--- begin Listing ---

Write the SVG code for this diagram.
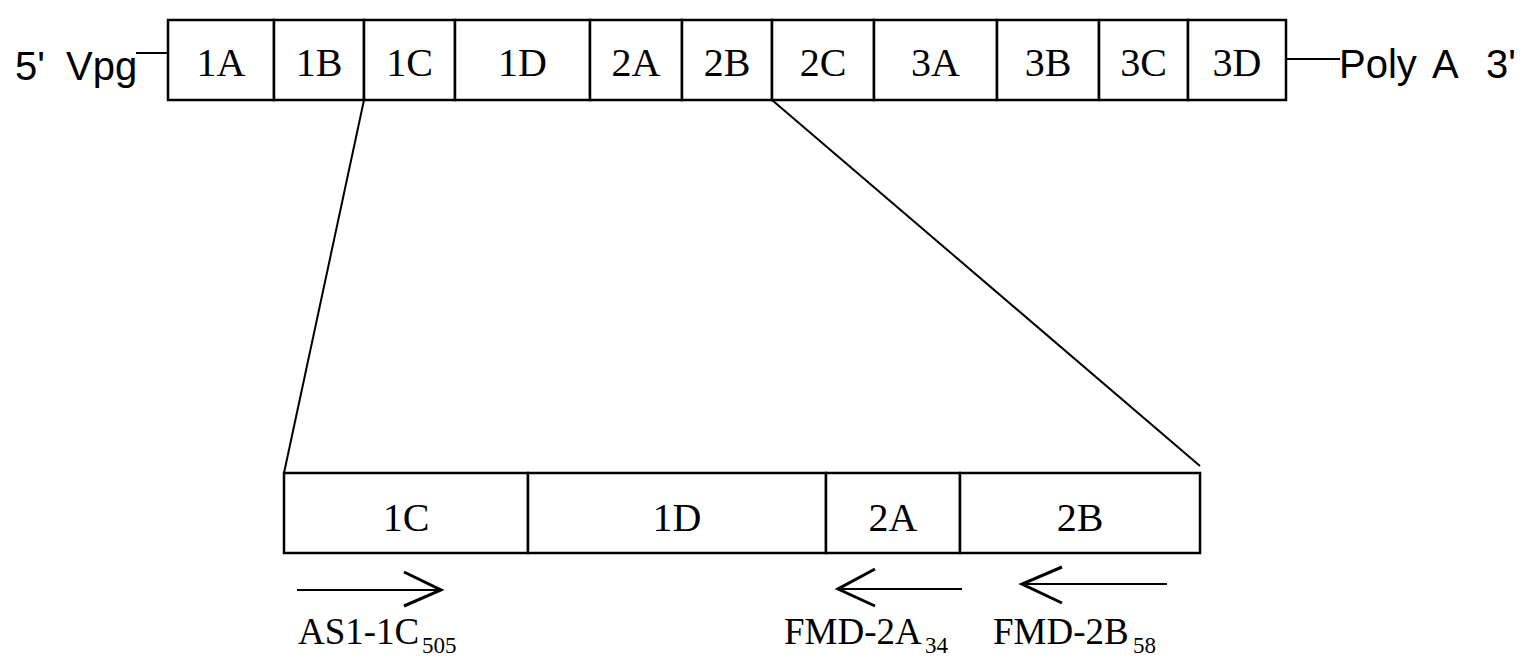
<svg xmlns="http://www.w3.org/2000/svg" width="1539" height="659" viewBox="0 0 1539 659">
<style>
.box{fill:#fff;stroke:#000;stroke-width:2.5}
.ln{fill:none;stroke:#000;stroke-width:2}
.arr{fill:none;stroke:#000;stroke-width:3;stroke-linejoin:miter}
.s{font-family:"Liberation Sans",Arial,sans-serif;font-size:40px;fill:#000}
.t{font-family:"Liberation Serif","Times New Roman",serif;font-size:40px;fill:#000;text-anchor:middle}
.lb{font-family:"Liberation Serif","Times New Roman",serif;font-size:37px;fill:#000}
.sub{font-family:"Liberation Serif","Times New Roman",serif;font-size:23px;fill:#000}
</style>
<rect width="1539" height="659" fill="#fff"/>
<g id="connectors">
<line class="ln" x1="136" y1="53" x2="168" y2="53"/>
<line class="ln" x1="1286" y1="59" x2="1340" y2="59"/>
<line class="ln" x1="364" y1="100" x2="284" y2="473"/>
<line class="ln" x1="772" y1="100" x2="1200" y2="466"/>
</g>
<g id="label-5prime">
<text class="s" x="15" y="80">5'</text>
<text class="s" x="66" y="80">Vpg</text>
</g>
<g id="label-3prime">
<text class="s" x="1339" y="78">Poly</text>
<text class="s" x="1432" y="78">A</text>
<text class="s" x="1486" y="78">3'</text>
</g>
<g id="n-1A"><rect class="box" x="168" y="20" width="106" height="80"/><text class="t" x="221" y="76">1A</text></g>
<g id="n-1B"><rect class="box" x="274" y="20" width="90" height="80"/><text class="t" x="319" y="76">1B</text></g>
<g id="n-1C"><rect class="box" x="364" y="20" width="91" height="80"/><text class="t" x="409.5" y="76">1C</text></g>
<g id="n-1D"><rect class="box" x="455" y="20" width="135" height="80"/><text class="t" x="522.5" y="76">1D</text></g>
<g id="n-2A"><rect class="box" x="590" y="20" width="92" height="80"/><text class="t" x="636" y="76">2A</text></g>
<g id="n-2B"><rect class="box" x="682" y="20" width="90" height="80"/><text class="t" x="727" y="76">2B</text></g>
<g id="n-2C"><rect class="box" x="772" y="20" width="102" height="80"/><text class="t" x="823" y="76">2C</text></g>
<g id="n-3A"><rect class="box" x="874" y="20" width="123" height="80"/><text class="t" x="935.5" y="76">3A</text></g>
<g id="n-3B"><rect class="box" x="997" y="20" width="102" height="80"/><text class="t" x="1048" y="76">3B</text></g>
<g id="n-3C"><rect class="box" x="1099" y="20" width="89" height="80"/><text class="t" x="1143.5" y="76">3C</text></g>
<g id="n-3D"><rect class="box" x="1188" y="20" width="98" height="80"/><text class="t" x="1237" y="76">3D</text></g>
<g id="z-1C"><rect class="box" x="284" y="473" width="244" height="80"/><text class="t" x="406" y="531">1C</text></g>
<g id="z-1D"><rect class="box" x="528" y="473" width="298" height="80"/><text class="t" x="677" y="531">1D</text></g>
<g id="z-2A"><rect class="box" x="826" y="473" width="134" height="80"/><text class="t" x="893" y="531">2A</text></g>
<g id="z-2B"><rect class="box" x="960" y="473" width="240" height="80"/><text class="t" x="1080" y="531">2B</text></g>
<g id="primer-AS1">
<line class="ln" x1="297" y1="590" x2="440" y2="590"/>
<polyline class="arr" points="404,572 441,590 404,606"/>
<text class="lb" x="298" y="644">AS1-1C</text>
<text class="sub" x="422" y="653">505</text>
</g>
<g id="primer-2A">
<line class="ln" x1="839" y1="589" x2="962" y2="589"/>
<polyline class="arr" points="875,569 838,589 875,606"/>
<text class="lb" x="784" y="644">FMD-2A</text>
<text class="sub" x="925" y="653">34</text>
</g>
<g id="primer-2B">
<line class="ln" x1="1023" y1="584" x2="1167" y2="584"/>
<polyline class="arr" points="1062,567 1022,584 1062,603"/>
<text class="lb" x="993" y="644">FMD-2B</text>
<text class="sub" x="1133" y="653">58</text>
</g>
</svg>
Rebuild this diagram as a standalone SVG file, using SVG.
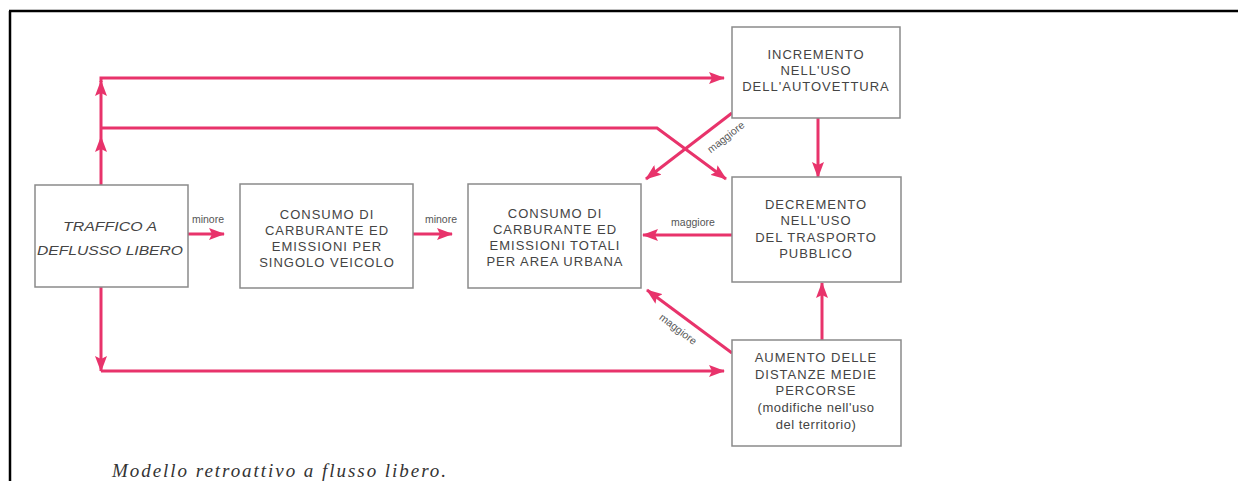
<svg xmlns="http://www.w3.org/2000/svg" width="1238" height="481" viewBox="0 0 1238 481">
<style>
.box{fill:#fff;stroke:#8a8a8a;stroke-width:1.5}
.t{font-family:"Liberation Sans",Arial,sans-serif;font-size:13px;fill:#444;text-anchor:middle;letter-spacing:1px}
.ti{font-family:"Liberation Sans",Arial,sans-serif;font-size:13px;fill:#444;text-anchor:middle;font-style:italic}
.lb{font-family:"Liberation Sans",Arial,sans-serif;font-size:10.5px;fill:#555;text-anchor:middle}
.c{fill:none;stroke:#e8336b;stroke-width:3}
.cap{font-family:"Liberation Serif","Times New Roman",serif;font-size:19px;font-style:italic;fill:#333}
</style>
<defs>
<marker id="ah" markerUnits="userSpaceOnUse" markerWidth="16" markerHeight="12" refX="15" refY="6" orient="auto">
<path d="M0,0 L16,6 L0,12 L3,6 Z" fill="#e8336b"/>
</marker>
</defs>
<rect x="0" y="0" width="1238" height="481" fill="#fff"/>
<g id="frame" stroke="#000" stroke-width="2.5" fill="none">
<line x1="10" y1="11" x2="10" y2="481"/>
<line x1="9" y1="11" x2="1238" y2="11"/>
</g>
<g id="connectors">
<path class="c" d="M101,185 L101,137" marker-end="url(#ah)"/>
<path class="c" d="M101,137 L101,81" marker-end="url(#ah)"/>
<path class="c" d="M101,82 L101,78 L724,78" marker-end="url(#ah)"/>
<path class="c" d="M101,128 L657,128 L726,179" marker-end="url(#ah)"/>
<path class="c" d="M732,113 L646,179" marker-end="url(#ah)"/>
<path class="c" d="M818,118 L818,177" marker-end="url(#ah)"/>
<path class="c" d="M732,235 L643,235" marker-end="url(#ah)"/>
<path class="c" d="M188,234 L224,234" marker-end="url(#ah)"/>
<path class="c" d="M413,234 L452,234" marker-end="url(#ah)"/>
<path class="c" d="M101,287 L101,371" marker-end="url(#ah)"/>
<path class="c" d="M101,371 L724,371" marker-end="url(#ah)"/>
<path class="c" d="M732,353 L647,290" marker-end="url(#ah)"/>
<path class="c" d="M822,340 L822,283" marker-end="url(#ah)"/>
<text class="lb" x="208" y="223">minore</text>
<text class="lb" x="441" y="223">minore</text>
<text class="lb" x="693" y="226">maggiore</text>
<text class="lb" transform="translate(728,140) rotate(-38)">maggiore</text>
<text class="lb" transform="translate(676,332) rotate(37)">maggiore</text>
</g>
<g id="n1">
<rect class="box" x="35" y="185" width="153" height="102"/>
<text class="ti" x="110" y="231" textLength="94" lengthAdjust="spacingAndGlyphs">TRAFFICO A</text>
<text class="ti" x="110" y="255" textLength="146" lengthAdjust="spacingAndGlyphs">DEFLUSSO LIBERO</text>
</g>
<g id="n2">
<rect class="box" x="240" y="184" width="173" height="104"/>
<text class="t" x="327" y="219">CONSUMO DI</text>
<text class="t" x="327" y="235">CARBURANTE ED</text>
<text class="t" x="327" y="251">EMISSIONI PER</text>
<text class="t" x="327" y="267">SINGOLO VEICOLO</text>
</g>
<g id="n3">
<rect class="box" x="468" y="184" width="173" height="104"/>
<text class="t" x="555" y="218">CONSUMO DI</text>
<text class="t" x="555" y="234">CARBURANTE ED</text>
<text class="t" x="555" y="250">EMISSIONI TOTALI</text>
<text class="t" x="555" y="266">PER AREA URBANA</text>
</g>
<g id="n4">
<rect class="box" x="732" y="27" width="168" height="91"/>
<text class="t" x="816" y="59">INCREMENTO</text>
<text class="t" x="816" y="75">NELL'USO</text>
<text class="t" x="816" y="91">DELL'AUTOVETTURA</text>
</g>
<g id="n5">
<rect class="box" x="732" y="177" width="169" height="105"/>
<text class="t" x="816" y="209">DECREMENTO</text>
<text class="t" x="816" y="225">NELL'USO</text>
<text class="t" x="816" y="242">DEL TRASPORTO</text>
<text class="t" x="816" y="258">PUBBLICO</text>
</g>
<g id="n6">
<rect class="box" x="732" y="340" width="169" height="106"/>
<text class="t" x="816" y="362">AUMENTO DELLE</text>
<text class="t" x="816" y="379">DISTANZE MEDIE</text>
<text class="t" x="816" y="395">PERCORSE</text>
<text class="t" x="816" y="412" style="letter-spacing:0.5px">(modifiche nell'uso</text>
<text class="t" x="816" y="429" style="letter-spacing:0.5px">del territorio)</text>
</g>
<text class="cap" x="112" y="477" textLength="334" lengthAdjust="spacing">Modello retroattivo a flusso libero.</text>
</svg>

--- end Listing ---

Reply with one number: the count of lines in the entries that include the word "diagram".

▸ Exercise result
2